'''
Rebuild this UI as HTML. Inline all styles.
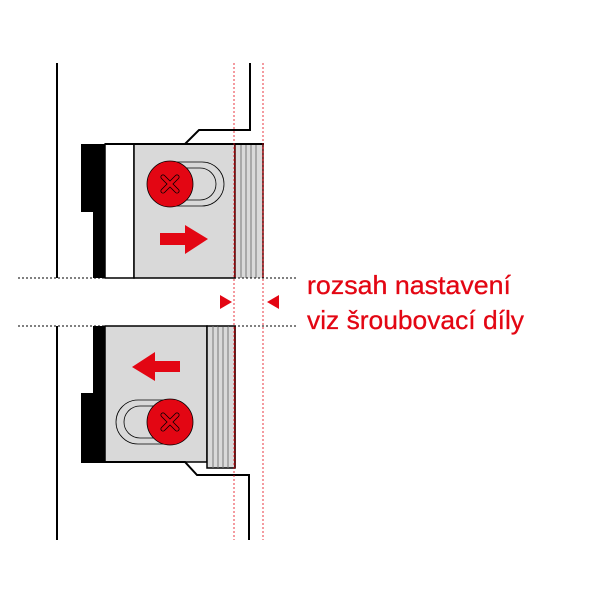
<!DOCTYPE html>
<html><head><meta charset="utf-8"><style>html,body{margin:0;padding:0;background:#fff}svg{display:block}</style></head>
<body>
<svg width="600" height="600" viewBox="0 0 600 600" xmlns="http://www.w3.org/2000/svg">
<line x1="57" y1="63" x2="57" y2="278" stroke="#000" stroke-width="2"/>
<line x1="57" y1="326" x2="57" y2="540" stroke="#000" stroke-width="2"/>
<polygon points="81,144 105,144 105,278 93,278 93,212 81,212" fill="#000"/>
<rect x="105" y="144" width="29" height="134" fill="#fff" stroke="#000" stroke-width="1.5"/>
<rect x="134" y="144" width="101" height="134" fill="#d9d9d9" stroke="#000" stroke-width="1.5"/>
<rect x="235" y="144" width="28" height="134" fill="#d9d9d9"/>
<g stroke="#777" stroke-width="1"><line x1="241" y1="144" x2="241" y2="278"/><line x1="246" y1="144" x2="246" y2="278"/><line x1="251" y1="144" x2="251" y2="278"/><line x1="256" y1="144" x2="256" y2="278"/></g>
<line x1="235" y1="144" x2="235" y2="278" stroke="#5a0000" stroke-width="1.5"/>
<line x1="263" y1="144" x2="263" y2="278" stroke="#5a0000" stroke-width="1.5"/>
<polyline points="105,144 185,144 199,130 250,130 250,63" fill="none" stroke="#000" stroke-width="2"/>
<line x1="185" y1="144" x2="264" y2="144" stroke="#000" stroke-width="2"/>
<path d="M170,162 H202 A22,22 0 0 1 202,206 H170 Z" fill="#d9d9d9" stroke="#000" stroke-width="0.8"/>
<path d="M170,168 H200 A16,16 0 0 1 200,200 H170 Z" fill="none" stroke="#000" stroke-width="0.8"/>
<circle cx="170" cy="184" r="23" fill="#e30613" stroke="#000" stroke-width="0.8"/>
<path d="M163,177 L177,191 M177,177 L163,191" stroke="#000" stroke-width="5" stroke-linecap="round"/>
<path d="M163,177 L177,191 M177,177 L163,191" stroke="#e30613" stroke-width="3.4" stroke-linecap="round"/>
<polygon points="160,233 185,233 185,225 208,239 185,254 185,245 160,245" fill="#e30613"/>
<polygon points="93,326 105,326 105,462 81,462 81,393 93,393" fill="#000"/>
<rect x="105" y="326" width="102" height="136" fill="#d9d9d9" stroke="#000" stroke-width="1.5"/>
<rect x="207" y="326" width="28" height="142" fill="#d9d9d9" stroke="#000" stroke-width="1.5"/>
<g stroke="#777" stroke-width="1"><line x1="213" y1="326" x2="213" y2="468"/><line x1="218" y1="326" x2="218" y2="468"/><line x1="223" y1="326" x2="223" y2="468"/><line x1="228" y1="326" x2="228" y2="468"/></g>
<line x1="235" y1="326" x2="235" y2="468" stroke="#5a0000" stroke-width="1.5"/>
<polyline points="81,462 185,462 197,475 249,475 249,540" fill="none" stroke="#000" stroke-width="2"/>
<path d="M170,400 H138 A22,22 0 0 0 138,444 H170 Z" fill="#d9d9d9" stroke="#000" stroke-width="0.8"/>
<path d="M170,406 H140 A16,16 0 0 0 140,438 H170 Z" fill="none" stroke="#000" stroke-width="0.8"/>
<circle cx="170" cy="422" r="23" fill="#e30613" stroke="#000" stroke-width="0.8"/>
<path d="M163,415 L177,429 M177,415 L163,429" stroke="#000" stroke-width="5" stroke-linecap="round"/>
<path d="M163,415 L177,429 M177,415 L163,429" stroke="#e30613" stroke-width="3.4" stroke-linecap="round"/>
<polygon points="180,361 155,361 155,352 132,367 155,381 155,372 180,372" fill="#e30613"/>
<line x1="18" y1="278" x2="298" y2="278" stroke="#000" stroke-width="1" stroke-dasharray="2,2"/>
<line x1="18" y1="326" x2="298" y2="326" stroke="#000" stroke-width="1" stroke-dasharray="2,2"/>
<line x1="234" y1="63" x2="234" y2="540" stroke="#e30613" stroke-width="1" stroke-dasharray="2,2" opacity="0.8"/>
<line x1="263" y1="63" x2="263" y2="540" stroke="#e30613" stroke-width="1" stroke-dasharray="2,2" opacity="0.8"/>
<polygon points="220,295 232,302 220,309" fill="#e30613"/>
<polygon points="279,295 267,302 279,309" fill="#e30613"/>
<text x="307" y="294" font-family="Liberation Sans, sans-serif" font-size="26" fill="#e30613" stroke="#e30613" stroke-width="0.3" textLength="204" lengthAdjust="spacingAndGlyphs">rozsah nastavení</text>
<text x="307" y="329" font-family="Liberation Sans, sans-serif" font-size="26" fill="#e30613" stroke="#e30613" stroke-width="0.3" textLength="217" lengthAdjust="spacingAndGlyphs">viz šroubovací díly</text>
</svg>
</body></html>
'''
> [The request] Copy out every line of the material above exactly, skipping the pictures.

> [Expected answer]
Rebuild this UI as HTML. Inline all styles.
<!DOCTYPE html>
<html><head><meta charset="utf-8"><style>html,body{margin:0;padding:0;background:#fff}svg{display:block}</style></head>
<body>
<svg width="600" height="600" viewBox="0 0 600 600" xmlns="http://www.w3.org/2000/svg">
<line x1="57" y1="63" x2="57" y2="278" stroke="#000" stroke-width="2"/>
<line x1="57" y1="326" x2="57" y2="540" stroke="#000" stroke-width="2"/>
<polygon points="81,144 105,144 105,278 93,278 93,212 81,212" fill="#000"/>
<rect x="105" y="144" width="29" height="134" fill="#fff" stroke="#000" stroke-width="1.5"/>
<rect x="134" y="144" width="101" height="134" fill="#d9d9d9" stroke="#000" stroke-width="1.5"/>
<rect x="235" y="144" width="28" height="134" fill="#d9d9d9"/>
<g stroke="#777" stroke-width="1"><line x1="241" y1="144" x2="241" y2="278"/><line x1="246" y1="144" x2="246" y2="278"/><line x1="251" y1="144" x2="251" y2="278"/><line x1="256" y1="144" x2="256" y2="278"/></g>
<line x1="235" y1="144" x2="235" y2="278" stroke="#5a0000" stroke-width="1.5"/>
<line x1="263" y1="144" x2="263" y2="278" stroke="#5a0000" stroke-width="1.5"/>
<polyline points="105,144 185,144 199,130 250,130 250,63" fill="none" stroke="#000" stroke-width="2"/>
<line x1="185" y1="144" x2="264" y2="144" stroke="#000" stroke-width="2"/>
<path d="M170,162 H202 A22,22 0 0 1 202,206 H170 Z" fill="#d9d9d9" stroke="#000" stroke-width="0.8"/>
<path d="M170,168 H200 A16,16 0 0 1 200,200 H170 Z" fill="none" stroke="#000" stroke-width="0.8"/>
<circle cx="170" cy="184" r="23" fill="#e30613" stroke="#000" stroke-width="0.8"/>
<path d="M163,177 L177,191 M177,177 L163,191" stroke="#000" stroke-width="5" stroke-linecap="round"/>
<path d="M163,177 L177,191 M177,177 L163,191" stroke="#e30613" stroke-width="3.4" stroke-linecap="round"/>
<polygon points="160,233 185,233 185,225 208,239 185,254 185,245 160,245" fill="#e30613"/>
<polygon points="93,326 105,326 105,462 81,462 81,393 93,393" fill="#000"/>
<rect x="105" y="326" width="102" height="136" fill="#d9d9d9" stroke="#000" stroke-width="1.5"/>
<rect x="207" y="326" width="28" height="142" fill="#d9d9d9" stroke="#000" stroke-width="1.5"/>
<g stroke="#777" stroke-width="1"><line x1="213" y1="326" x2="213" y2="468"/><line x1="218" y1="326" x2="218" y2="468"/><line x1="223" y1="326" x2="223" y2="468"/><line x1="228" y1="326" x2="228" y2="468"/></g>
<line x1="235" y1="326" x2="235" y2="468" stroke="#5a0000" stroke-width="1.5"/>
<polyline points="81,462 185,462 197,475 249,475 249,540" fill="none" stroke="#000" stroke-width="2"/>
<path d="M170,400 H138 A22,22 0 0 0 138,444 H170 Z" fill="#d9d9d9" stroke="#000" stroke-width="0.8"/>
<path d="M170,406 H140 A16,16 0 0 0 140,438 H170 Z" fill="none" stroke="#000" stroke-width="0.8"/>
<circle cx="170" cy="422" r="23" fill="#e30613" stroke="#000" stroke-width="0.8"/>
<path d="M163,415 L177,429 M177,415 L163,429" stroke="#000" stroke-width="5" stroke-linecap="round"/>
<path d="M163,415 L177,429 M177,415 L163,429" stroke="#e30613" stroke-width="3.4" stroke-linecap="round"/>
<polygon points="180,361 155,361 155,352 132,367 155,381 155,372 180,372" fill="#e30613"/>
<line x1="18" y1="278" x2="298" y2="278" stroke="#000" stroke-width="1" stroke-dasharray="2,2"/>
<line x1="18" y1="326" x2="298" y2="326" stroke="#000" stroke-width="1" stroke-dasharray="2,2"/>
<line x1="234" y1="63" x2="234" y2="540" stroke="#e30613" stroke-width="1" stroke-dasharray="2,2" opacity="0.8"/>
<line x1="263" y1="63" x2="263" y2="540" stroke="#e30613" stroke-width="1" stroke-dasharray="2,2" opacity="0.8"/>
<polygon points="220,295 232,302 220,309" fill="#e30613"/>
<polygon points="279,295 267,302 279,309" fill="#e30613"/>
<text x="307" y="294" font-family="Liberation Sans, sans-serif" font-size="26" fill="#e30613" stroke="#e30613" stroke-width="0.3" textLength="204" lengthAdjust="spacingAndGlyphs">rozsah nastavení</text>
<text x="307" y="329" font-family="Liberation Sans, sans-serif" font-size="26" fill="#e30613" stroke="#e30613" stroke-width="0.3" textLength="217" lengthAdjust="spacingAndGlyphs">viz šroubovací díly</text>
</svg>
</body></html>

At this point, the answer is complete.